Натурщиком, позировавшим для эскиза, был занятный субъект – золотарь, чья жена держала небольшую молочную лавку и продавала в ней говяжий бульон, пользовавшийся спросом у ее клиентов – молодых художников. Однажды Сезанн, сдружившийся с золотарем, попросил, чтобы тот ему позировал. Тот сослался на работу [из-за которой не мог позировать]. «Ты же работаешь по ночам, а днем ничем не занят!» Золотарь объяснил, что днем он отсыпается. «А я могу рисовать тебя в постели!» И малый приступил к делу: завернулся в одеяла и натянул на голову ночной колпак, дабы уважить художника; но между друзьями не церемонятся – и вот он уже стянул колпак, а затем и одеяла сбросил и под конец позировал совершенно голым; его жена появилась на картине с чашкой горячего пунша, который принесла муженьку{327}.
Такая вот обыденная история – и название обыденное: «Пунш». Зато «Неаполитанский полдень» подсказывает совсем иные ассоциации – тайная связь, любовная игра, спальня, комната в борделе или в кабаре, где сдают номера с той же целью. Можно не сомневаться, что когда Сезанн лет через десять вернулся к этой теме, ориентировочно в 1876–1877 годах, его мысли занимала вовсе не женушка с чашкой подогретого вина.
Позирование Сезанну превращалось в целое дело. Валабрег еще легко отделался. «Мне повезло, у меня ушел на это всего день. Дядя позирует чаще, – сообщал он из Экса в ноябре 1866 года. – Во второй половине дня, пока Гийме усердно сыплет остротами, регулярно появляется новый портрет»{328}. Дядя Доминик нашел себе место под солнцем.

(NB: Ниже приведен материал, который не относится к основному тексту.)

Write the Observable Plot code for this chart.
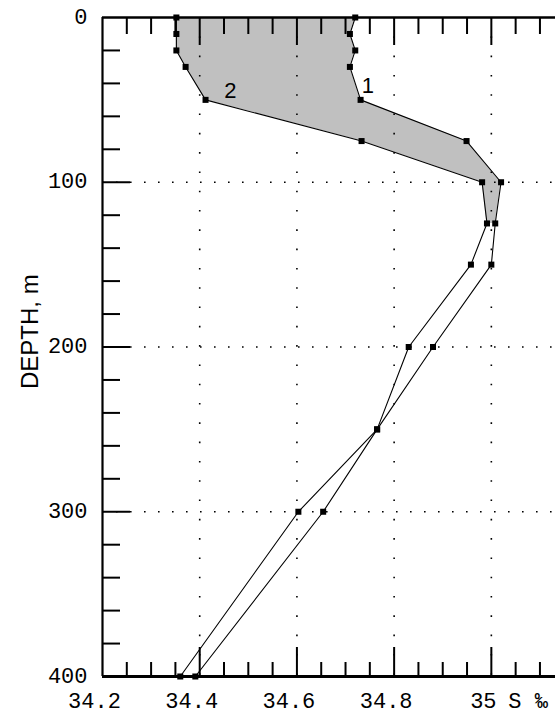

Доминик Обер оказался одним из лучших сезанновских натурщиков. Десять портретов были созданы почти один за другим: дядя Доминик – юрист, дядя Доминик – монах, мастеровой, горожанин, дядя Доминик в фуражке, в тюрбане, в колпаке, в профиль, анфас – каких только не было{329}. Дядя Доминик был услужлив. И переодеваться не возражал. В любом облачении он был моментально узнаваем и всегда оставался собой. Дядя был видной фигурой. Отец художника мог бы позавидовать его лаврам.